>> Begin Information supplied

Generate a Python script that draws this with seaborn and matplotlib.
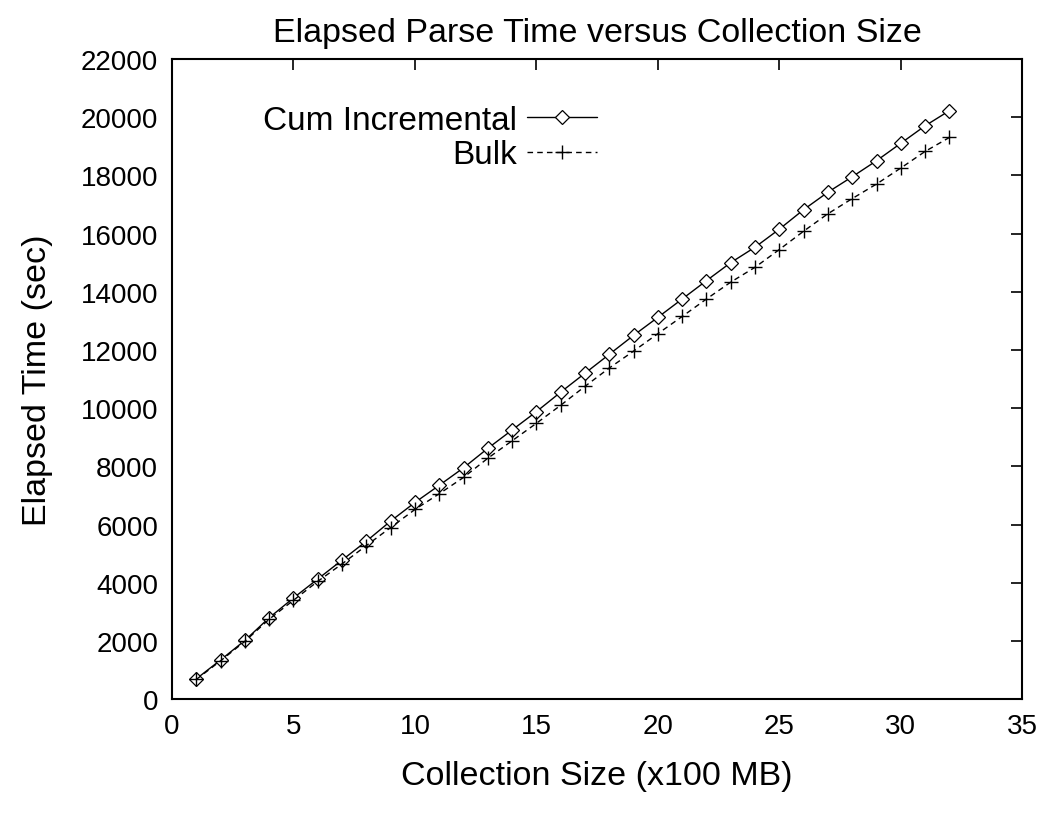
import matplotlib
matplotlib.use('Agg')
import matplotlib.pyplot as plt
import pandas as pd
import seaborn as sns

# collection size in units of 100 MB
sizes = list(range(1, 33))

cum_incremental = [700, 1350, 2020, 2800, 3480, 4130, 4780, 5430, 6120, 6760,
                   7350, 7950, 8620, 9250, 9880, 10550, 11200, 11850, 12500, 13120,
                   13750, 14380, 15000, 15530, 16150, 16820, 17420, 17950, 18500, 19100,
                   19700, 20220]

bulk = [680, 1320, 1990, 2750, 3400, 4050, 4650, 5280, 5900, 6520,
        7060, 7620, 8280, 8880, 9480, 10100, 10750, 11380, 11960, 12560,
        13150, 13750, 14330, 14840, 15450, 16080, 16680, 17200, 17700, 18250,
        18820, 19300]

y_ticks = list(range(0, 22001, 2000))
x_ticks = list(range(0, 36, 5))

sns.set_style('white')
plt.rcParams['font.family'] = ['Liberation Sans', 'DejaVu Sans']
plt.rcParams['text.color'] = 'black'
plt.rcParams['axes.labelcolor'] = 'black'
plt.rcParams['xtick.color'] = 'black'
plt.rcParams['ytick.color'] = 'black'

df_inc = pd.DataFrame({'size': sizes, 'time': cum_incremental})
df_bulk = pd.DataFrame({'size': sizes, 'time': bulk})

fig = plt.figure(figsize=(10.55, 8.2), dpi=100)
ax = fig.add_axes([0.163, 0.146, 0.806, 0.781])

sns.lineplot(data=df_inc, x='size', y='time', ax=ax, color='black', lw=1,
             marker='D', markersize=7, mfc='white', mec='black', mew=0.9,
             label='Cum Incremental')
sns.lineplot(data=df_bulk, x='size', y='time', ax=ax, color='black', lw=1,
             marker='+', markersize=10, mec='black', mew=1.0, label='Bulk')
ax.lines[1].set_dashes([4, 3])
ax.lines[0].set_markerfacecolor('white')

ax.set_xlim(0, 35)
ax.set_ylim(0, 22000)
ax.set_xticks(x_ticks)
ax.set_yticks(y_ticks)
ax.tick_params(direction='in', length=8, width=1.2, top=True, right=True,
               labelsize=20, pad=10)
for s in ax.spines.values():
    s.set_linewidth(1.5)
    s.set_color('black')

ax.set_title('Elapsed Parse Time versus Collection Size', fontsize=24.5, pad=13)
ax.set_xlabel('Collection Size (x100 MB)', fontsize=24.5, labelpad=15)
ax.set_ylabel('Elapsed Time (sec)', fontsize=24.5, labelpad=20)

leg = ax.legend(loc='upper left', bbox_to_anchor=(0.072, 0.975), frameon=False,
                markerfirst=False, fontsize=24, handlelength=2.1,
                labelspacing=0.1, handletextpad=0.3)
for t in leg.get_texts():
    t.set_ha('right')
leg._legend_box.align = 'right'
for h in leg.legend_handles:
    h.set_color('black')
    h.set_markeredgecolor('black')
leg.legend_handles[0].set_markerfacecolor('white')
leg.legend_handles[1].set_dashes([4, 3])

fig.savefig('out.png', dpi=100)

>> End Information supplied

Please take the lines from the beginning of the data above through the line holding "sizes = list(range(1, 33))" and transcribe them exactly, without any pictures.

**Finished exercise:**
Generate a Python script that draws this with seaborn and matplotlib.
import matplotlib
matplotlib.use('Agg')
import matplotlib.pyplot as plt
import pandas as pd
import seaborn as sns

# collection size in units of 100 MB
sizes = list(range(1, 33))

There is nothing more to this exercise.